De EU streeft er onder meer naar te komen tot een vorm van harmonisatie van de uiteenlopende regio’s. Daarvoor is het niet voldoende om (zoals eerder) na te laten bepaalde maatregelen op te leggen, maar moet men actief ingrijpen. Zo’n ingrijpen is een politieke daad. En die vereist natuurlijk bepaalde keuzes waardoor er ook nood is aan uitgesproken gemeenschappelijke visies. De verschillende bevolkingen van de lidstaten kunnen niet eenvoudigweg naast elkaar bestaan, maar moeten wel tot op zekere hoogte handelen als Europees volk.

Europees burgerschap

Als burger van de EU kan en mag de politiek op dat niveau ons niet onberoerd laten. De fundamentele keuzes die gemaakt moeten worden roepen de EU-burgers over de nationale grenzen heen op tot loyauteit om na te denken over de manier waarop we onder meer onze schaarse goederen willen verdelen. Wie moet wat krijgen en waarom? Daarvoor bestaan geen ‘neutrale’, ‘abstracte’, ‘waardevrije’ regels die haast blind kunnen nagevolgd worden. Elke keuze impliceert een bepaalde visie en vooronderstelt bepaalde waarden. Dat toont aan dat de EU inderdaad meer is dan een probleemoplossende entiteit.

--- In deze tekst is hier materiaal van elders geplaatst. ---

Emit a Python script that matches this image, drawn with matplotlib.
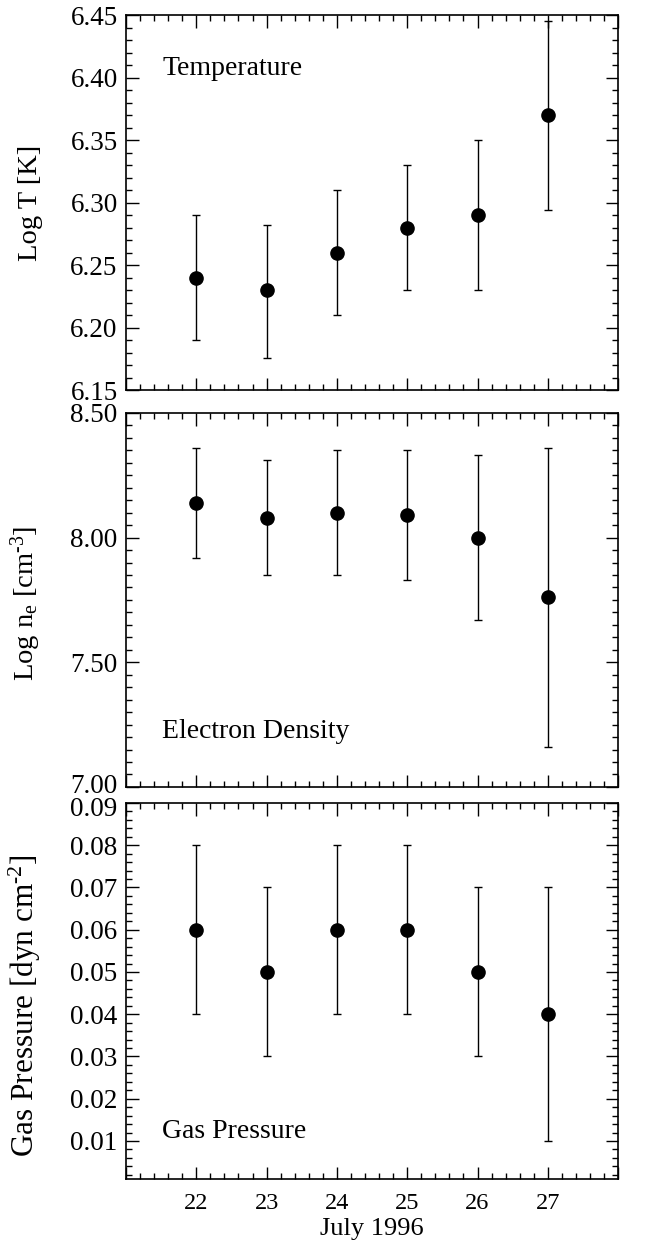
import matplotlib
matplotlib.use("Agg")
import matplotlib.pyplot as plt
import matplotlib.transforms as mtransforms
from matplotlib.ticker import MultipleLocator, FormatStrFormatter

plt.rcParams['font.family'] = ['Liberation Serif', 'DejaVu Serif']
plt.rcParams['mathtext.fontset'] = 'custom'
plt.rcParams['mathtext.rm'] = 'Liberation Serif'
plt.rcParams['mathtext.it'] = 'Liberation Serif:italic'

days = [22, 23, 24, 25, 26, 27]

temp = [6.24, 6.23, 6.26, 6.28, 6.29, 6.37]
temp_hi = [6.29, 6.282, 6.31, 6.33, 6.35, 6.445]
temp_lo = [6.19, 6.176, 6.21, 6.23, 6.23, 6.294]

dens = [8.14, 8.08, 8.10, 8.09, 8.00, 7.76]
dens_hi = [8.36, 8.31, 8.35, 8.35, 8.33, 8.36]
dens_lo = [7.92, 7.85, 7.85, 7.83, 7.67, 7.16]

pres = [0.06, 0.05, 0.06, 0.06, 0.05, 0.04]
pres_hi = [0.08, 0.07, 0.08, 0.08, 0.07, 0.07]
pres_lo = [0.04, 0.03, 0.04, 0.04, 0.03, 0.01]

fig = plt.figure(figsize=(6.57, 12.43), dpi=100)
left, width = 0.1918, 0.749
rects = [(left, 0.6862, width, 0.3017),
         (left, 0.3669, width, 0.3009),
         (left, 0.0515, width, 0.3025)]

hy = '\u2010'
panels = [
    (temp, temp_lo, temp_hi, (6.15, 6.45), 0.05, 0.01, 'Log T [K]', 20.5, 0.5, 'Temperature', 0.84),
    (dens, dens_lo, dens_hi, (7.0, 8.5), 0.5, 0.05, 'Log n$_{\\rm e}$ [cm$^{\\rm ' + hy + '3}$]', 20.5, 0.49, 'Electron Density', 0.131),
    (pres, pres_lo, pres_hi, (0.001, 0.09), 0.01, 0.002, 'Gas Pressure [dyn cm$^{\\rm ' + hy + '2}$]', 22.5, 0.46, 'Gas Pressure', 0.109),
]

axes = []
for i, (vals, lo, hi, ylim, maj, mnr, ylab, ylfs, ylpos, title, ty) in enumerate(panels):
    ax = fig.add_axes(rects[i])
    axes.append(ax)
    yerr = [[v - l for v, l in zip(vals, lo)], [h - v for v, h in zip(vals, hi)]]
    ax.errorbar(days, vals, yerr=yerr, fmt='o', color='black', ms=9.5,
                capsize=3, elinewidth=1.0, capthick=1.0)
    ax.set_xlim(21, 28)
    ax.set_ylim(*ylim)
    ax.xaxis.set_major_locator(MultipleLocator(1))
    ax.xaxis.set_minor_locator(MultipleLocator(0.2))
    ax.yaxis.set_major_locator(MultipleLocator(maj))
    ax.yaxis.set_minor_locator(MultipleLocator(mnr))
    ax.yaxis.set_major_formatter(FormatStrFormatter('%.2f'))
    ax.tick_params(which='both', direction='in', top=True, right=True, width=1.0)
    ax.tick_params(axis='y', labelsize=19.5, pad=6)
    ax.tick_params(axis='x', labelsize=17.5, pad=10)
    ax.tick_params(which='major', length=9)
    ax.tick_params(which='minor', length=4.5)
    for s in ax.spines.values():
        s.set_linewidth(1.2)
    if i < 2:
        ax.set_xticklabels([])
    else:
        ax.set_xlabel('July 1996', fontsize=19, labelpad=3)
        ax.set_xticks([21, 22, 23, 24, 25, 26, 27, 28])
        ax.set_xticklabels(['', '22', '23', '24', '25', '26', '27', ''])
        ax.set_yticks([0.01, 0.02, 0.03, 0.04, 0.05, 0.06, 0.07, 0.08, 0.09])
    ax.set_ylabel(ylab, fontsize=ylfs)
    ax.yaxis.set_label_coords(-0.168, ylpos)
    ax.text(0.074, ty, title, transform=ax.transAxes, fontsize=20, va='baseline', ha='left')

fig.canvas.draw()
# nudge adjacent edge labels apart slightly (they nearly touch in the original)
up = mtransforms.ScaledTranslation(0, 2.5 / 72, fig.dpi_scale_trans)
down = mtransforms.ScaledTranslation(0, -2.5 / 72, fig.dpi_scale_trans)
for lab in axes[1].get_yticklabels():
    if lab.get_text() == '7.00':
        lab.set_transform(lab.get_transform() + up)
for lab in axes[2].get_yticklabels():
    if lab.get_text() == '0.09':
        lab.set_transform(lab.get_transform() + down)

fig.savefig('out.png', dpi=100)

De Europese verkiezingen mogen dan ook niet in de marge plaats hebben van onze federale en regionale verkiezingen. Dat betekent niet dat het EU-burgerschap in de plaats treedt van ons nationale burgerschap, laat staan dat het exclusief zou zijn en het een het ander uitsluit. Dat was ook nooit de bedoeling van de EU. Het is een aanvulling op het nationale burgerschap, maar dat neemt niet weg dat we ook op het vlak van de EU belangrijke keuzes moeten maken. Het gaat dus niet op alleen als een soort consumenten stilzwijgend de voordelen te plukken van een eengemaakt Europa. Welke richting de EU moet uitgaan kan niet beslist worden door de ’technocraten’ in Brussel; dat is aan de EU-burger.